» STATED TASK
Transcribe the listing verbatim. Do not carry over any pictures.

Start MATERIAL

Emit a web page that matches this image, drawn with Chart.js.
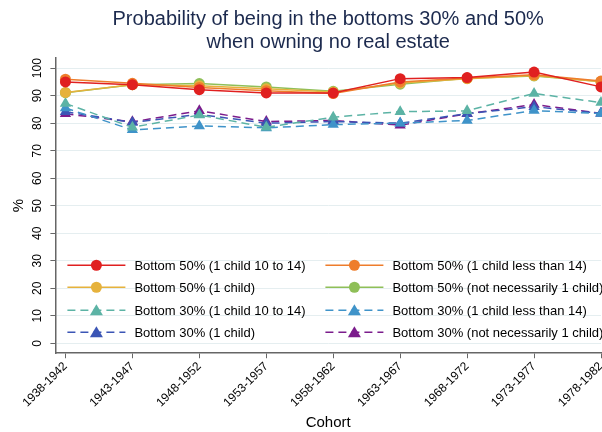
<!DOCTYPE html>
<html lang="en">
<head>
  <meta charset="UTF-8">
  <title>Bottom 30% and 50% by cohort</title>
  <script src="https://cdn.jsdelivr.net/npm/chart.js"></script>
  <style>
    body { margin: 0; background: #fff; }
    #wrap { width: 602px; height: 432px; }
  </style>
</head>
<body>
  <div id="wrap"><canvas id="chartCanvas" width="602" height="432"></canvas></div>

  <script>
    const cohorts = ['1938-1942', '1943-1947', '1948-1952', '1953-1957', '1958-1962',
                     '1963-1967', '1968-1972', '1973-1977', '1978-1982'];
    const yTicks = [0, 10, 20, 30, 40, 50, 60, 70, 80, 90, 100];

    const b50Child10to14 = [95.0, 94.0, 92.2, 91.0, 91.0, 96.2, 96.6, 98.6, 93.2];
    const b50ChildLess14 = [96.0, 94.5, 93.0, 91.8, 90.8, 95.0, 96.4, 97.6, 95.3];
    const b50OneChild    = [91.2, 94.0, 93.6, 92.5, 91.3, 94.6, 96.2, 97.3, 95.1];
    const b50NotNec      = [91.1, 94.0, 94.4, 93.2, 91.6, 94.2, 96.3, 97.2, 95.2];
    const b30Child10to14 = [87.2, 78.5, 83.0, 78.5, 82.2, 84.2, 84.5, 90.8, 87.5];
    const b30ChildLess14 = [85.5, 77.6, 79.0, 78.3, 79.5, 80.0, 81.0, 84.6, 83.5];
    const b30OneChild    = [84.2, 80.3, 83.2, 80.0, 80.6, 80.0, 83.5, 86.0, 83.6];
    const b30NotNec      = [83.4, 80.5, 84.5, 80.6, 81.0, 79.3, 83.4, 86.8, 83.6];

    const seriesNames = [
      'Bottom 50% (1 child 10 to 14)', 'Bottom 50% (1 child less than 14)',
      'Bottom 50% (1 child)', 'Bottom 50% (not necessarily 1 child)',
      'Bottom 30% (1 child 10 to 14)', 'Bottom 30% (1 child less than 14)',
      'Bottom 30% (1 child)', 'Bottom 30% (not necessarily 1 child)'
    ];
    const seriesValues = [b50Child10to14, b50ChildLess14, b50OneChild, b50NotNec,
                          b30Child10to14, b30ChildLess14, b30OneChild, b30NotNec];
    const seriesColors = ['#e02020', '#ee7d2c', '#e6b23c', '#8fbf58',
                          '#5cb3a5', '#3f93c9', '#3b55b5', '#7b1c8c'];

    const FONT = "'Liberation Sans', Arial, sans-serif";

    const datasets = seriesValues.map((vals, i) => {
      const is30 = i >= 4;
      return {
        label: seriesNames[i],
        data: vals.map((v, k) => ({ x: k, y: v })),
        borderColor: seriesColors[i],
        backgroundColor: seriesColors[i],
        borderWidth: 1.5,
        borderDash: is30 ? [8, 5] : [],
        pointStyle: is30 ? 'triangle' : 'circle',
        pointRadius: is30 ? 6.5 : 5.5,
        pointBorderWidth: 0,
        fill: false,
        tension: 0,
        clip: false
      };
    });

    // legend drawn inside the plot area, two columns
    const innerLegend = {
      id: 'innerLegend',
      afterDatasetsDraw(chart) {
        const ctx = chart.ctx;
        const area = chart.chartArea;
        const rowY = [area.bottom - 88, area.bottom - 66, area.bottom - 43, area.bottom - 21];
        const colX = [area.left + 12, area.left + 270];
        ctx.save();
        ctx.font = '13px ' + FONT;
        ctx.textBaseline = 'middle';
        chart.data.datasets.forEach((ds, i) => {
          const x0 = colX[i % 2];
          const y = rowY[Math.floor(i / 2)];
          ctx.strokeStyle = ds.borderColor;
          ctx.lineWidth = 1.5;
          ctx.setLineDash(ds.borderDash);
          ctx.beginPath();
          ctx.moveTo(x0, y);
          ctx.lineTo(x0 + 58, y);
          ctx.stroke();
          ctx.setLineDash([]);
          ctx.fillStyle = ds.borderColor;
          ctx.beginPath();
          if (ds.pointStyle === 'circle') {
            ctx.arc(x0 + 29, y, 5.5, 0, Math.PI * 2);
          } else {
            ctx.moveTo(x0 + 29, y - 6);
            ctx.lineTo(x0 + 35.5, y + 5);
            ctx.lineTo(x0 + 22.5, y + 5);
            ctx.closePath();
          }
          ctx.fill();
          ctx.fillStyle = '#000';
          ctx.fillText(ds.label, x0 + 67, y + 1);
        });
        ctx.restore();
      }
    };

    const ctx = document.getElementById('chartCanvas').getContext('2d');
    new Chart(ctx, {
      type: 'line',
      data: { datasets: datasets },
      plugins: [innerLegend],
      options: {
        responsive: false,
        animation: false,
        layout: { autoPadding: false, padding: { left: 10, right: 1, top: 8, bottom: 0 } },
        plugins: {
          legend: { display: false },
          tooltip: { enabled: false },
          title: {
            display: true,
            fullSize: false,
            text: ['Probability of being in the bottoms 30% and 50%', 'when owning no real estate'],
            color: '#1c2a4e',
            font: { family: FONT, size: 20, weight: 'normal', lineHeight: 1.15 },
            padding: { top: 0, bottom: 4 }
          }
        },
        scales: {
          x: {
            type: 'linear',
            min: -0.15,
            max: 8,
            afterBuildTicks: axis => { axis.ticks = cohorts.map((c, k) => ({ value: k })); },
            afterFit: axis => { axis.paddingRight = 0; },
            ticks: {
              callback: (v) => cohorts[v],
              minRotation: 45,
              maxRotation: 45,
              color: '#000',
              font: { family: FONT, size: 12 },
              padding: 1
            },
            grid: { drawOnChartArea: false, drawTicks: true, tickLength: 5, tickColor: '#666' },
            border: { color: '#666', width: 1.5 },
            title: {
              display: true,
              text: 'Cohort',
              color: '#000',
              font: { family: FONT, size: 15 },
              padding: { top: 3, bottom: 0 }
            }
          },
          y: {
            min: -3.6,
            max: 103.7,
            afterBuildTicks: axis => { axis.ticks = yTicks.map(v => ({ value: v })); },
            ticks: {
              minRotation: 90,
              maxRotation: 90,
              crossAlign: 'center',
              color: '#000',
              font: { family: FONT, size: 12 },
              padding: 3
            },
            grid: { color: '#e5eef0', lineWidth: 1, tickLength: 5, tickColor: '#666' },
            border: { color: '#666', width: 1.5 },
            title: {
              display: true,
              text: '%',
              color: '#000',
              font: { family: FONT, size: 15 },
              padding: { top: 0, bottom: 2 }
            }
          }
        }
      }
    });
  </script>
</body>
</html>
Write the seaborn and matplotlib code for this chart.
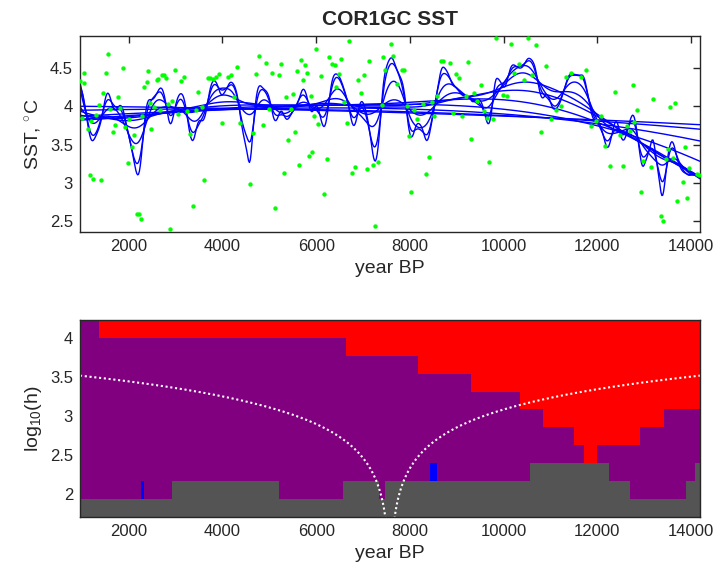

End MATERIAL

» ANSWER TO THE EXERCISE
Emit a web page that matches this image, drawn with Chart.js.
<!DOCTYPE html>
<html lang="en">
<head>
  <meta charset="UTF-8">
  <title>Bottom 30% and 50% by cohort</title>
  <script src="https://cdn.jsdelivr.net/npm/chart.js"></script>
  <style>
    body { margin: 0; background: #fff; }
    #wrap { width: 602px; height: 432px; }
  </style>
</head>
<body>
  <div id="wrap"><canvas id="chartCanvas" width="602" height="432"></canvas></div>

  <script>
    const cohorts = ['1938-1942', '1943-1947', '1948-1952', '1953-1957', '1958-1962',
                     '1963-1967', '1968-1972', '1973-1977', '1978-1982'];
    const yTicks = [0, 10, 20, 30, 40, 50, 60, 70, 80, 90, 100];

    const b50Child10to14 = [95.0, 94.0, 92.2, 91.0, 91.0, 96.2, 96.6, 98.6, 93.2];
    const b50ChildLess14 = [96.0, 94.5, 93.0, 91.8, 90.8, 95.0, 96.4, 97.6, 95.3];
    const b50OneChild    = [91.2, 94.0, 93.6, 92.5, 91.3, 94.6, 96.2, 97.3, 95.1];
    const b50NotNec      = [91.1, 94.0, 94.4, 93.2, 91.6, 94.2, 96.3, 97.2, 95.2];
    const b30Child10to14 = [87.2, 78.5, 83.0, 78.5, 82.2, 84.2, 84.5, 90.8, 87.5];
    const b30ChildLess14 = [85.5, 77.6, 79.0, 78.3, 79.5, 80.0, 81.0, 84.6, 83.5];
    const b30OneChild    = [84.2, 80.3, 83.2, 80.0, 80.6, 80.0, 83.5, 86.0, 83.6];
    const b30NotNec      = [83.4, 80.5, 84.5, 80.6, 81.0, 79.3, 83.4, 86.8, 83.6];

    const seriesNames = [
      'Bottom 50% (1 child 10 to 14)', 'Bottom 50% (1 child less than 14)',
      'Bottom 50% (1 child)', 'Bottom 50% (not necessarily 1 child)',
      'Bottom 30% (1 child 10 to 14)', 'Bottom 30% (1 child less than 14)',
      'Bottom 30% (1 child)', 'Bottom 30% (not necessarily 1 child)'
    ];
    const seriesValues = [b50Child10to14, b50ChildLess14, b50OneChild, b50NotNec,
                          b30Child10to14, b30ChildLess14, b30OneChild, b30NotNec];
    const seriesColors = ['#e02020', '#ee7d2c', '#e6b23c', '#8fbf58',
                          '#5cb3a5', '#3f93c9', '#3b55b5', '#7b1c8c'];

    const FONT = "'Liberation Sans', Arial, sans-serif";

    const datasets = seriesValues.map((vals, i) => {
      const is30 = i >= 4;
      return {
        label: seriesNames[i],
        data: vals.map((v, k) => ({ x: k, y: v })),
        borderColor: seriesColors[i],
        backgroundColor: seriesColors[i],
        borderWidth: 1.5,
        borderDash: is30 ? [8, 5] : [],
        pointStyle: is30 ? 'triangle' : 'circle',
        pointRadius: is30 ? 6.5 : 5.5,
        pointBorderWidth: 0,
        fill: false,
        tension: 0,
        clip: false
      };
    });

    // legend drawn inside the plot area, two columns
    const innerLegend = {
      id: 'innerLegend',
      afterDatasetsDraw(chart) {
        const ctx = chart.ctx;
        const area = chart.chartArea;
        const rowY = [area.bottom - 88, area.bottom - 66, area.bottom - 43, area.bottom - 21];
        const colX = [area.left + 12, area.left + 270];
        ctx.save();
        ctx.font = '13px ' + FONT;
        ctx.textBaseline = 'middle';
        chart.data.datasets.forEach((ds, i) => {
          const x0 = colX[i % 2];
          const y = rowY[Math.floor(i / 2)];
          ctx.strokeStyle = ds.borderColor;
          ctx.lineWidth = 1.5;
          ctx.setLineDash(ds.borderDash);
          ctx.beginPath();
          ctx.moveTo(x0, y);
          ctx.lineTo(x0 + 58, y);
          ctx.stroke();
          ctx.setLineDash([]);
          ctx.fillStyle = ds.borderColor;
          ctx.beginPath();
          if (ds.pointStyle === 'circle') {
            ctx.arc(x0 + 29, y, 5.5, 0, Math.PI * 2);
          } else {
            ctx.moveTo(x0 + 29, y - 6);
            ctx.lineTo(x0 + 35.5, y + 5);
            ctx.lineTo(x0 + 22.5, y + 5);
            ctx.closePath();
          }
          ctx.fill();
          ctx.fillStyle = '#000';
          ctx.fillText(ds.label, x0 + 67, y + 1);
        });
        ctx.restore();
      }
    };

    const ctx = document.getElementById('chartCanvas').getContext('2d');
    new Chart(ctx, {
      type: 'line',
      data: { datasets: datasets },
      plugins: [innerLegend],
      options: {
        responsive: false,
        animation: false,
        layout: { autoPadding: false, padding: { left: 10, right: 1, top: 8, bottom: 0 } },
        plugins: {
          legend: { display: false },
          tooltip: { enabled: false },
          title: {
            display: true,
            fullSize: false,
            text: ['Probability of being in the bottoms 30% and 50%', 'when owning no real estate'],
            color: '#1c2a4e',
            font: { family: FONT, size: 20, weight: 'normal', lineHeight: 1.15 },
            padding: { top: 0, bottom: 4 }
          }
        },
        scales: {
          x: {
            type: 'linear',
            min: -0.15,
            max: 8,
            afterBuildTicks: axis => { axis.ticks = cohorts.map((c, k) => ({ value: k })); },
            afterFit: axis => { axis.paddingRight = 0; },
            ticks: {
              callback: (v) => cohorts[v],
              minRotation: 45,
              maxRotation: 45,
              color: '#000',
              font: { family: FONT, size: 12 },
              padding: 1
            },
            grid: { drawOnChartArea: false, drawTicks: true, tickLength: 5, tickColor: '#666' },
            border: { color: '#666', width: 1.5 },
            title: {
              display: true,
              text: 'Cohort',
              color: '#000',
              font: { family: FONT, size: 15 },
              padding: { top: 3, bottom: 0 }
            }
          },
          y: {
            min: -3.6,
            max: 103.7,
            afterBuildTicks: axis => { axis.ticks = yTicks.map(v => ({ value: v })); },
            ticks: {
              minRotation: 90,
              maxRotation: 90,
              crossAlign: 'center',
              color: '#000',
              font: { family: FONT, size: 12 },
              padding: 3
            },
            grid: { color: '#e5eef0', lineWidth: 1, tickLength: 5, tickColor: '#666' },
            border: { color: '#666', width: 1.5 },
            title: {
              display: true,
              text: '%',
              color: '#000',
              font: { family: FONT, size: 15 },
              padding: { top: 0, bottom: 2 }
            }
          }
        }
      }
    });
  </script>
</body>
</html>
Write the seaborn and matplotlib code for this chart.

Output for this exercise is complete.